COLOMBO: A Sri Lankan government crackdown this month on NGOs has sparked claims that President Mahinda Rajapakse, paranoid that he could be toppled, is again attempting to silence critics and tighten his grip on power.
The defence ministry this month banned non-governmental organisations from holding press conferences, awareness campaigns, training for journalists, workshops and disseminating press releases on everything from voter rights to exposing corruption. The ministry, which has regulated local and foreign NGOs since soon after the end of the island’s civil war in 2009, said the order was necessary to stop them operating “beyond their mandate”. But NGO workers, many of whom have long suffered harassment and intimidation in Sri Lanka, said the order was a new crackdown on dissenting voices ahead of possible snap presidential elections.
“The move... came from a government that finds itself a tad shaky as the country prepares for presidential elections,” said Bob Dietz, Asia program coordinator for the New York-based Committee to Protect Journalists. “For all its efforts to silence its critics, the government, with its new move to stifle NGOs, may have instead moved one more step toward irrelevance.” Authorities have often accused foreign and local charities of supporting dissidents, and introduced tougher regulations to control them in 2010, a year after troops crushed Tamil rebels and ended decades of ethnic war.
A cabinet minister said the administration was rattled by a USAID move to fund a voter awareness program, after independent election monitors warned of malpractices in preparing voter lists for future elections. The minister said the administration was paranoid about NGOs which it feared would fuel criticism of Rajapakse and his family, leading to its overthrow. “The government panicked when they heard that USAID was trying to educate voters about their rights,” he told AFP on condition of anonymity.

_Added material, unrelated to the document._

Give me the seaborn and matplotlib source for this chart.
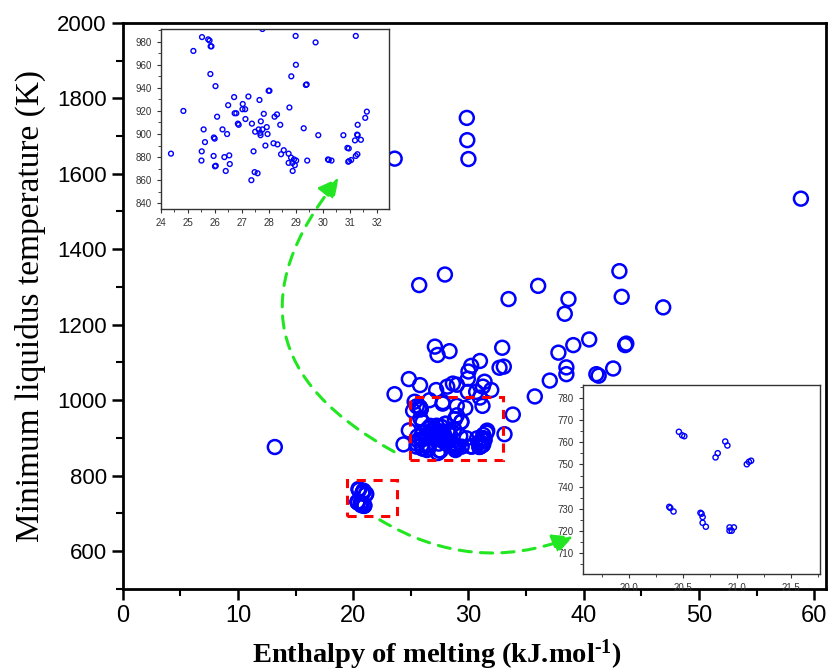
import numpy as np
import pandas as pd
import matplotlib
matplotlib.use("Agg")
import matplotlib.pyplot as plt
from matplotlib.patches import Rectangle, FancyArrowPatch
from matplotlib.ticker import MultipleLocator, FormatStrFormatter
import seaborn as sns

# points outside the two zoomed clusters (kJ/mol, K)
main_h = [13.2, 23.6, 29.86, 29.9, 30.0, 58.85, 25.73, 27.96, 36.05, 33.48,
          38.68, 38.36, 43.1, 43.3, 46.9, 27.09, 27.32, 28.36, 32.93, 32.7,
          33.07, 37.81, 39.1, 40.48, 43.7, 43.6, 38.5, 38.5, 37.06, 41.1,
          41.3, 42.56, 35.76, 23.59, 24.83, 25.8, 30.24, 31.0, 30.0, 29.95,
          31.4, 31.25, 31.98, 27.2, 28.16, 28.65, 29.0, 33.85, 33.13, 29.95,
          30.67, 31.0, 25.33, 26.63, 27.78]
main_t = [876, 1640, 1748, 1689, 1639, 1534, 1305, 1333, 1303, 1268,
          1268, 1229, 1342, 1274, 1246, 1142, 1120, 1130, 1139, 1086,
          1089, 1126, 1146, 1161, 1150, 1146, 1087, 1069, 1052, 1069,
          1065, 1084, 1010, 1016, 1056, 1040, 1091, 1104, 1076, 1057,
          1049, 1036, 1027, 1027, 1036, 1044, 1041, 962, 910, 1022,
          1022, 1007, 996, 1000, 995]

# cluster around 25-32 kJ/mol (upper inset)
mid_h = [24.37, 24.83, 25.20, 25.52, 25.75, 25.80, 25.84, 25.87, 25.83, 26.02,
         25.58, 25.63, 25.51, 25.50, 25.96, 25.99, 25.95, 26.00, 26.03, 26.08,
         26.28, 26.45, 26.49, 26.35, 26.53, 26.55, 26.40, 26.71, 26.73, 26.79,
         26.85, 26.88, 27.03, 27.02, 27.12, 27.13, 27.24, 27.37, 27.35, 27.43,
         27.47, 27.58, 27.49, 27.62, 27.65, 27.70, 27.69, 27.68, 27.76, 27.81,
         27.76, 27.87, 27.92, 27.95, 27.99, 28.02, 28.21, 28.30, 28.17, 28.32,
         28.42, 28.45, 28.55, 28.76, 28.73, 28.73, 28.82, 28.83, 28.87, 28.88,
         28.93, 28.96, 29.01, 28.99, 29.00, 29.37, 29.40, 29.29, 29.42, 29.73,
         29.83, 30.19, 30.22, 30.32, 30.76, 30.91, 30.96, 30.94, 30.97, 31.05,
         31.22, 31.28, 31.19, 31.27, 31.29, 31.29, 31.41, 31.57, 31.63, 31.22]
mid_t = [883, 920, 972, 984, 982, 981, 976, 976, 952, 941.5,
         904, 893, 885, 877, 897, 896, 881, 872, 872.5, 915,
         904, 900, 925, 880, 881.5, 874, 868, 932, 918, 918,
         909, 908, 926, 921.5, 921.5, 913, 932.5, 909, 860, 885,
         867, 866, 902, 904, 929.5, 911, 899, 901, 904, 917.5,
         991, 890, 906, 900, 937.5, 937.5, 915, 917, 892, 891,
         908, 882.5, 886, 923, 883, 875, 879.6, 950, 875, 868,
         878, 873, 877, 985, 960, 942.5, 943, 905, 877, 979.4,
         899, 878, 877.5, 877, 899, 888, 887.5, 876, 876.5, 877.5,
         881, 882.5, 894.5, 899.5, 899, 908, 895, 914, 919.4, 985]

# cluster around 20.5-21 kJ/mol (lower inset)
low_h = [20.46, 20.49, 20.51, 20.37, 20.38, 20.41, 20.66, 20.67, 20.68, 20.68,
         20.71, 20.80, 20.82, 20.89, 20.91, 20.93, 20.93, 20.95, 20.97, 21.09,
         21.11, 21.13]
low_t = [764.8, 763.2, 762.8, 730.8, 730.3, 728.7, 728.1, 727.7, 726.2, 723.6,
         721.8, 753.2, 755.1, 760.4, 758.6, 721.5, 720.0, 720.0, 721.5, 750.1,
         751.2, 751.7]

all_df = pd.DataFrame({"h": main_h + mid_h + low_h, "t": main_t + mid_t + low_t})
mid_df = pd.DataFrame({"h": mid_h, "t": mid_t})
low_df = pd.DataFrame({"h": low_h, "t": low_t})

sns.set_style("ticks")
plt.rcParams["font.family"] = ["Liberation Sans", "DejaVu Sans"]
plt.rcParams["mathtext.fontset"] = "custom"
plt.rcParams["mathtext.rm"] = "Liberation Serif:bold"
plt.rcParams["mathtext.bf"] = "Liberation Serif:bold"
plt.rcParams["mathtext.default"] = "bf"

fig = plt.figure(figsize=(8.29, 6.7), dpi=100)
ax = fig.add_axes([0.148, 0.121, 0.848, 0.845])

sns.scatterplot(data=all_df, x="h", y="t", ax=ax, marker="o", s=100,
                color="blue", facecolor="none", edgecolor="blue",
                linewidth=1.8, zorder=3)

ax.set_xlim(0, 61)
ax.set_ylim(500, 2000)
ax.xaxis.set_major_locator(MultipleLocator(10))
ax.xaxis.set_minor_locator(MultipleLocator(5))
ax.yaxis.set_major_locator(MultipleLocator(200))
ax.yaxis.set_minor_locator(MultipleLocator(100))
ax.tick_params(which="major", direction="out", length=8, width=1.8,
               labelsize=16, colors="black", top=False, right=False)
ax.tick_params(which="minor", direction="out", length=5, width=1.5,
               colors="black", top=False, right=False)
for lbl in ax.get_xticklabels():
    lbl.set_fontsize(17)
for sp in ax.spines.values():
    sp.set_linewidth(2)
    sp.set_color("black")

ax.set_xlabel(r"Enthalpy of melting (kJ.mol$^{\text{-}1}$)", fontsize=20.5,
              fontweight="bold", family="Liberation Serif", color="black")
ax.xaxis.set_label_coords(0.447, -0.085)
ax.set_ylabel("Minimum liquidus temperature (K)", fontsize=24,
              family="Liberation Serif", color="black", labelpad=8)

# red dashed boxes around the clusters
ax.add_patch(Rectangle((19.5, 693), 4.3, 95, fill=False, edgecolor="red",
                       linestyle=(0, (3, 2.5)), linewidth=2.2, zorder=4))
ax.add_patch(Rectangle((24.9, 841), 8.1, 168, fill=False, edgecolor="red",
                       linestyle=(0, (3, 2.5)), linewidth=2.2, zorder=4))


def style_inset(a):
    for sp in a.spines.values():
        sp.set_linewidth(1.0)
        sp.set_color("#333333")
    a.tick_params(which="major", direction="out", length=3, width=0.8,
                  labelsize=7, colors="#333333", top=False, right=False)
    a.tick_params(which="minor", direction="out", length=2, width=0.6,
                  top=False, right=False)
    a.set_xlabel("")
    a.set_ylabel("")


ins1 = fig.add_axes([0.1942, 0.688, 0.275, 0.2687])
sns.scatterplot(data=mid_df, x="h", y="t", ax=ins1, marker="o", s=12,
                color="blue", facecolor="none", edgecolor="blue", linewidth=1.0)
ins1.set_xlim(24, 32.45)
ins1.set_ylim(835, 991)
ins1.xaxis.set_major_locator(MultipleLocator(1))
ins1.xaxis.set_minor_locator(MultipleLocator(0.5))
ins1.yaxis.set_major_locator(MultipleLocator(20))
ins1.yaxis.set_minor_locator(MultipleLocator(10))
style_inset(ins1)

ins2 = fig.add_axes([0.7033, 0.1433, 0.2859, 0.2821])
sns.scatterplot(data=low_df, x="h", y="t", ax=ins2, marker="o", s=14,
                color="blue", facecolor="none", edgecolor="blue", linewidth=1.0)
ins2.set_xlim(19.57, 21.77)
ins2.set_ylim(700.4, 786)
ins2.xaxis.set_major_locator(MultipleLocator(0.5))
ins2.xaxis.set_minor_locator(MultipleLocator(0.25))
ins2.xaxis.set_major_formatter(FormatStrFormatter("%.1f"))
ins2.yaxis.set_major_locator(MultipleLocator(10))
ins2.yaxis.set_minor_locator(MultipleLocator(5))
style_inset(ins2)

# green dashed curved arrows pointing to the insets
green = "#22e622"
arr1 = FancyArrowPatch((23.76, 860), (18.9, 1595), transform=ax.transData,
                       connectionstyle="arc3,rad=-0.6",
                       arrowstyle="-|>,head_length=12,head_width=6",
                       color=green, linestyle=(0, (4, 3)), linewidth=2.2, zorder=10)
arr2 = FancyArrowPatch((22.1, 687), (39.3, 641), transform=ax.transData,
                       connectionstyle="arc3,rad=0.25",
                       arrowstyle="-|>,head_length=12,head_width=6",
                       color=green, linestyle=(0, (4, 3)), linewidth=2.2, zorder=10)
fig.add_artist(arr1)
fig.add_artist(arr2)

fig.savefig("out.png", dpi=100)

“There are some (in government) who fear a conspiracy to engineer a regime change.” There was no immediate comment from USAID. Senior ruling party officials have said Rajapakse, who has extended his powers since being elected in 2005, was likely to seek reelection at a snap poll early in 2015, two years ahead of schedule. Rajapakse is popular with the ethnic Sinhalese majority for ending the decades-long war against Tamil rebels fighting for a separate homeland for the Tamil minority.
But his government faces international censure over alleged rights abuses against Tamils in the final months of the conflict, and was accused by the UN’s rights chief Navi Pillay last year of growing “increasingly authoritarian”. Authorities routinely block access to popular anti-government websites that have replaced a largely ineffectual political opposition. This month’s ban came after a campaign of intimidation targeting the local chapter of Berlin-based corruption watchdog Transparency International.
Hundreds of pro-government activists stormed a hotel north of Colombo last month where the TI staff were holding a workshop to train local journalists in exposing corruption. Rights groups have long sought to highlight problems for the media in Sri Lanka, where many journalists practise self-censorship after more than a dozen journalists and media workers were killed in recent years. The activists carried placards bearing the photo of local TI spokesman Shan Wijetunga and the word “traitor”. Police ordered the workshop to be shutdown, rather than disperse the activists. “I have also received telephone calls threatening me with death,” Wijetunga told AFP. “These calls came from numbers which cannot be traced.” About 20 pro-government Buddhist monks stormed another journalism workshop in March in the island’s east organised by the US-based Search For Common Ground, forcing its closure. The US government has expressed concern at the crackdown on NGOs.
“We strongly urge the government of Sri Lanka to allow civil society organisations and NGOs...to operate freely,” US State Department spokesperson Jen Psaki said in a statement. Sri Lanka’s influential Bar Association (BASL) feared the ban could soon be extended to other civil society groups, including the association and trade unions.